TASK REQUIREMENTS:
Transcribe the material exactly. Images do not belong in the copy.

DATA LINES:
· · · · · · ·
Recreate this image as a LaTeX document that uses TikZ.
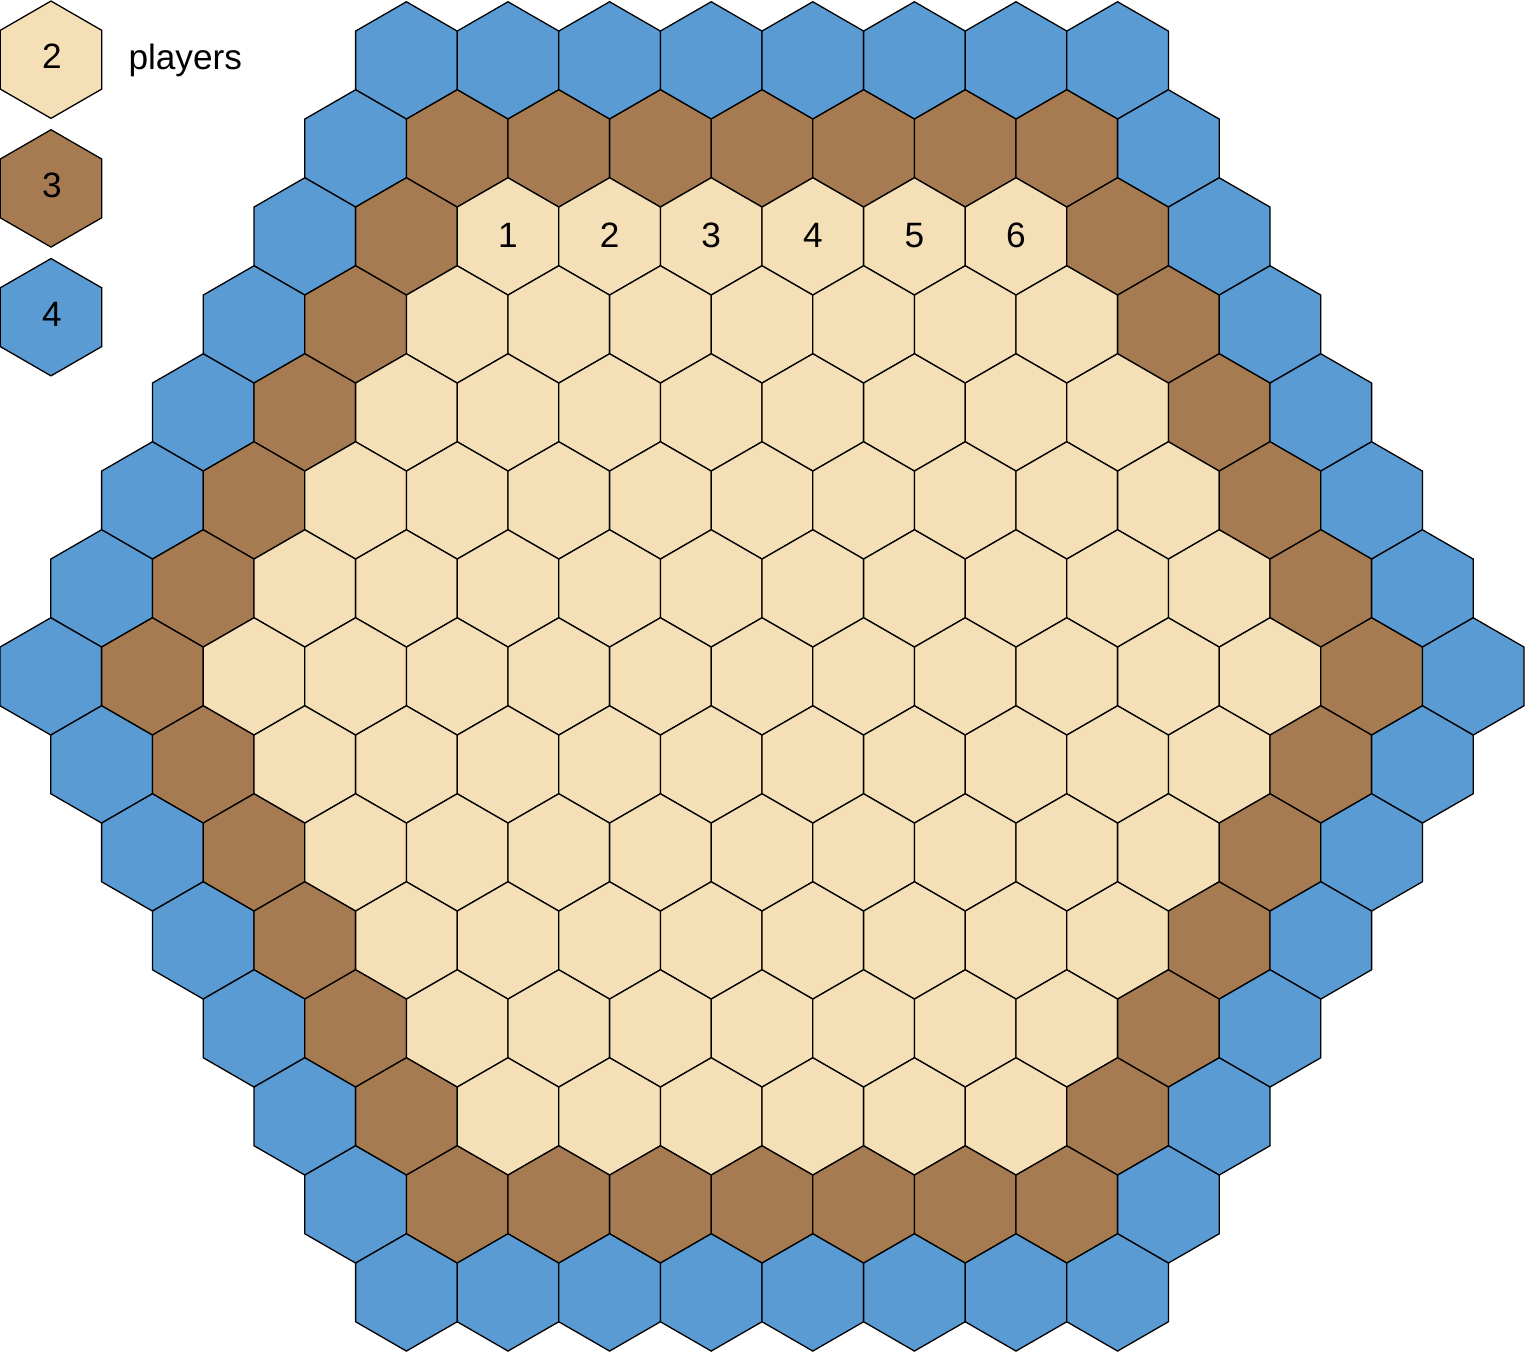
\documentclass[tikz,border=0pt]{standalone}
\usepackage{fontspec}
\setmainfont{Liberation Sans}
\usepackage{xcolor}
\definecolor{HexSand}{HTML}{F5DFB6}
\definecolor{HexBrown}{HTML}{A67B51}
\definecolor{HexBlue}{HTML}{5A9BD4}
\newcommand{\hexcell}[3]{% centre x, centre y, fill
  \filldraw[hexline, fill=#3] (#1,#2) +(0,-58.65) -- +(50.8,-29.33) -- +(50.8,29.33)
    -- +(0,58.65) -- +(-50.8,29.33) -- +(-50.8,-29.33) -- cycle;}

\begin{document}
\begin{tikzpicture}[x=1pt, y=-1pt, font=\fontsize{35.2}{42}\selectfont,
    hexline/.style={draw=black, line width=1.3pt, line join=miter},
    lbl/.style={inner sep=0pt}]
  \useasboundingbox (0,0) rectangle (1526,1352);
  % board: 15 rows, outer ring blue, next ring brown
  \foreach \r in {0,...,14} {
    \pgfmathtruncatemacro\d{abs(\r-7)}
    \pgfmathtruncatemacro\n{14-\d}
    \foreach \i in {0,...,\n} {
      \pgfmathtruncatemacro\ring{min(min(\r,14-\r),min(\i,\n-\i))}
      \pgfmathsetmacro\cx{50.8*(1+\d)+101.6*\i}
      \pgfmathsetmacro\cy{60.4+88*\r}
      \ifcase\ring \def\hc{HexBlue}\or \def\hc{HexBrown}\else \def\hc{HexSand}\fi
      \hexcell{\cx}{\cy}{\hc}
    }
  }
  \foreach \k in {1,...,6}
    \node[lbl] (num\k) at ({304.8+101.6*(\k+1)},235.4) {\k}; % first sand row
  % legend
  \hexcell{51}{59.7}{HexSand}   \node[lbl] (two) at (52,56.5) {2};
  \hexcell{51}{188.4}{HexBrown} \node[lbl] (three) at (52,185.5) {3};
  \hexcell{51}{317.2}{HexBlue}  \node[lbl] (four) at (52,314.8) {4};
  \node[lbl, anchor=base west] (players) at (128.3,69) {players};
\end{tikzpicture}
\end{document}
· · · · · · ·
CORRECT OUTPUT:
Recreate this image as a LaTeX document that uses TikZ.
\documentclass[tikz,border=0pt]{standalone}
\usepackage{fontspec}
\setmainfont{Liberation Sans}
\usepackage{xcolor}
\definecolor{HexSand}{HTML}{F5DFB6}
\definecolor{HexBrown}{HTML}{A67B51}
\definecolor{HexBlue}{HTML}{5A9BD4}
\newcommand{\hexcell}[3]{% centre x, centre y, fill
  \filldraw[hexline, fill=#3] (#1,#2) +(0,-58.65) -- +(50.8,-29.33) -- +(50.8,29.33)
    -- +(0,58.65) -- +(-50.8,29.33) -- +(-50.8,-29.33) -- cycle;}

\begin{document}
\begin{tikzpicture}[x=1pt, y=-1pt, font=\fontsize{35.2}{42}\selectfont,
    hexline/.style={draw=black, line width=1.3pt, line join=miter},
    lbl/.style={inner sep=0pt}]
  \useasboundingbox (0,0) rectangle (1526,1352);
  % board: 15 rows, outer ring blue, next ring brown
  \foreach \r in {0,...,14} {
    \pgfmathtruncatemacro\d{abs(\r-7)}
    \pgfmathtruncatemacro\n{14-\d}
    \foreach \i in {0,...,\n} {
      \pgfmathtruncatemacro\ring{min(min(\r,14-\r),min(\i,\n-\i))}
      \pgfmathsetmacro\cx{50.8*(1+\d)+101.6*\i}
      \pgfmathsetmacro\cy{60.4+88*\r}
      \ifcase\ring \def\hc{HexBlue}\or \def\hc{HexBrown}\else \def\hc{HexSand}\fi
      \hexcell{\cx}{\cy}{\hc}
    }
  }
  \foreach \k in {1,...,6}
    \node[lbl] (num\k) at ({304.8+101.6*(\k+1)},235.4) {\k}; % first sand row
  % legend
  \hexcell{51}{59.7}{HexSand}   \node[lbl] (two) at (52,56.5) {2};
  \hexcell{51}{188.4}{HexBrown} \node[lbl] (three) at (52,185.5) {3};
  \hexcell{51}{317.2}{HexBlue}  \node[lbl] (four) at (52,314.8) {4};
  \node[lbl, anchor=base west] (players) at (128.3,69) {players};
\end{tikzpicture}
\end{document}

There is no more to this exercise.